It's probably no coincidence that pay-TV subscription numbers are declining at the same time that the Late Millennial age group of 18-to-24-year-old adults is trending away from traditional broadcast/cable TV to online sources.
According to research from The Diffusion Group (TDG) there is a noticeable drop-off in television viewing among the younger set compared to predecessor generations, including the Early Millennial group aged 25-to-34.
"It is hardly breaking news that older consumers watch more live broadcast and cable programming than do younger consumers, or that younger consumers watch more OTT TV than do older consumers," Michael Greeson, co-founder of TDG said in a press release. "That said, the strong correlation between age and TV sourcing preferences is striking and is of tremendous import for operators and networks looking to target specific age groups."

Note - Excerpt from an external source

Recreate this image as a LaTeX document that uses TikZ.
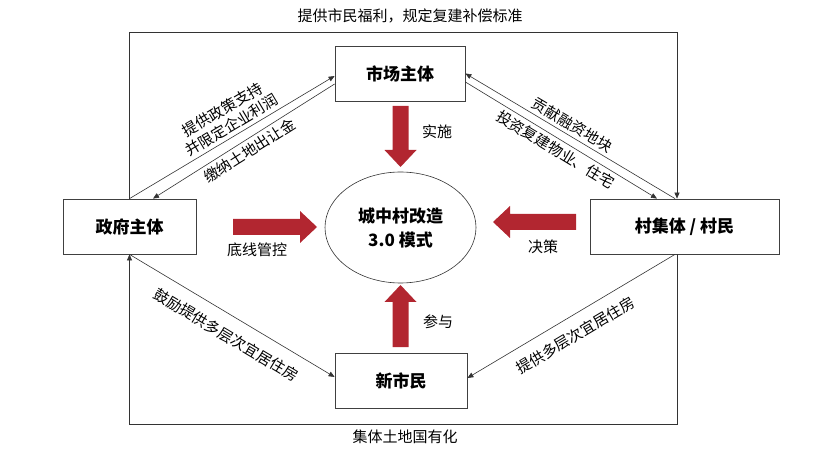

The TDG research indicated that Late Millennials spend 33 percent of their daily time watching online compared to 29 percent watching broadcast/cable. This skews from even the next generation up, Early Millennials, who view traditional TV sources 30 percent of the time and online 23 percent. Traditional broadcast and cable, of course, is the video source of choice for adult broadband users over 55, who spend 61 percent of their TV time watching that medium compared to 4 percent viewing online sources.
The TDG research parallels a report by SNL Kagan that U.S. MVPDs posted their first full year decline in video subscriptions in 2013, when the overall service provider space dropped 251,000 subscribers, although it is less likely that the viewing choices of the young have greatly influenced the subscription figures for established MVPDs.
"Losses from cable providers fueled the overall declines, but the estimated figures for the industry did show improvement in the fourth quarter on both sequential and year-over-year comparisons," said an SNL Kagan press release which noted cable operators lost 2 million video subscribers in the full year.